(Closed) Can't do this anymore…

posted 5 years ago in Relationships
Post # 3
Member
556 posts
Busy bee
  • Wedding: August 2013

I don’t think you need to talk to her mom. If you haven’t talked, and she still doesn’t want to continue a relationship, or keeps saying “I don’t know,” it is best for you to try to move on. 

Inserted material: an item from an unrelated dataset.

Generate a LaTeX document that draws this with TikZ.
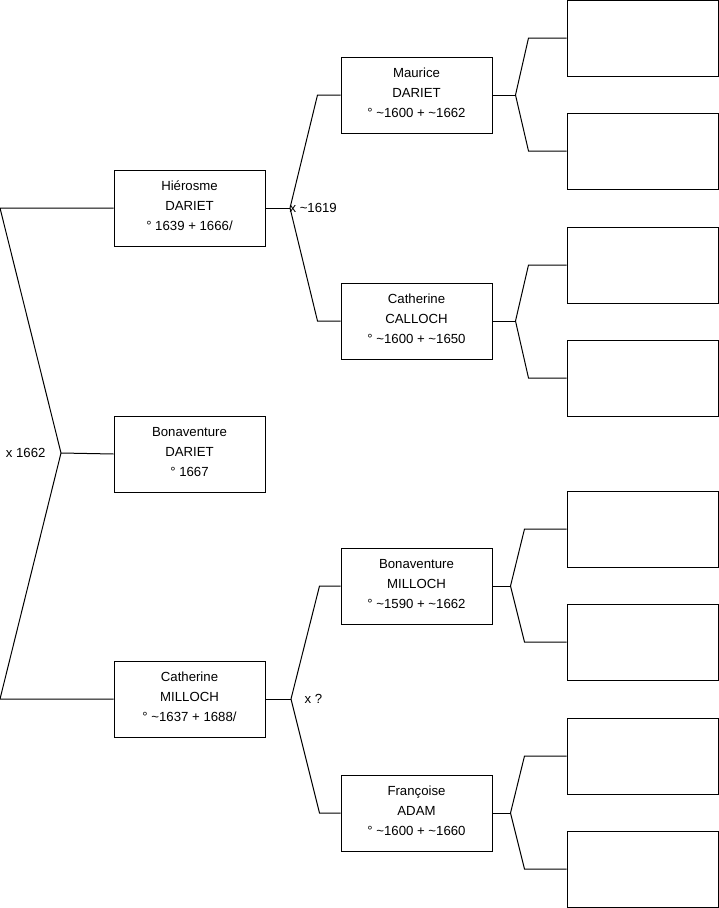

I’m sorry for what you are going through, it really does suck, but it’ll get better as you adjust to things without her, and stop thinking “what if” and “maybe,” hoping that things will be different. It’s hard, but take what she is saying (or not saying) at face value. 

Post # 4
Member
942 posts
Busy bee
  • Wedding: September 2013

I agree @elleZ, I’m so sorry that your heart is heavy and broken.  It’s so difficult to process everything when you feel so down. But the *best* advice really is to pick yourself up, and try to walk pridefully away. You did what you could, and that is all you ever can do in life.  Plus, you want and deserve to be in a relationship where the feelings are mutual.  It will be hard, but give it a couple of months and you WILL feel better (very hard to believe right now….but you will). Hang in there and be strong when you make your decision. hugs. 

Post # 6
Member
598 posts
Busy bee

You can only do so much. It is not in your hands. She is the one who wanted to take the break and you have to accept that. You will not benefit from stressing out so much and there is no need to contact her mother regarding the situation. Everything happens for a reason. If she needs time alone to think about things then let it be. There is nothing wrong with it. You have no choice but to walk away for now, until she lets you know what the deal is. You have to wait it out. Everything happens for a reason. If you are meant to be together things will work themselves out. Be confident and don’t go crawling back, let her come back to you. If she truly loves you she will. Don’t worry. Just know that everything will be fine in the end regardless of the outcome.

Post # 7
Member
179 posts
Blushing bee
  • Wedding: December 2012

@Packers12:  I have to agree with elleZ and Vintagekay.  You are better off walking away.  I know you are hurting terribly, but if this is her reaction it could be she’s not ready to make a permanent commitment.  Do you really want to be with someone who is not sure and unwilling to communicate?  It will be hard in the beginning, but as my mom says…. “It’s better to be alone than in bad company.”  Sounds better in Spanish but you get the gist of it. 

Post # 9
Member
11234 posts
Sugar Beekeeper
  • Wedding: August 2013

I’m sorry, hon. I know this is hard on you. I think it’s best to deactivate your profile and any other way you had to check on her/keep in contact with her. Let yourself grieve the loss of the relationship and try to move on with your life. You don’t have to go crazy or date or anything, but try to get back in touch with YOU.

Post # 11
Member
11234 posts
Sugar Beekeeper
  • Wedding: August 2013

@Packers12:  Unfortunately, I don’t think she wants to be with you anymore, but I can’t say for sure. I know that, personally, if I break up with someone, we’re done for good. I would either work on our problems together or break up and move on.

Post # 13
Member
3964 posts
Honey bee
  • Wedding: September 2018

I agee with PP.  Look out for number 1 and try your best to move on.  You say “if she only knew hom much I’m hurting right now”, she probably does and she’ll be hurting too (just because it was her decision doesn’t make it any easier, I’ve been there).  If you can’t wait, don’t. Grieve and move on.  Good luck.

Post # 14
Member
3964 posts
Honey bee
  • Wedding: September 2018

@vorpalette:  I’m the same.  You break up with someone for a reason, those reasons rarely change.  And even if they do, the relationship is soured from the break and will never fully recover or be the same again (been there, and I was miserable)

Post # 16
Member
1556 posts
Bumble bee
  • Wedding: September 2012

I wouldn’t ask her mom about. I would try to do other things to keep your mind off of it. Just wait and see if she contacts you. For me, once I take a break in a relationship.. that’s pretty much it. If it gets to that point, it seems like there’s no going back. That doesn’t mean that will be the same for your situation, but you don’t want to hound her about it. If she wants to contact you, she will. I know from experience that it’s hard to just give someone space, but sometimes that’s what you have to do. Best of luck to you..

The topic ‘Can't do this anymore…’ is closed to new replies.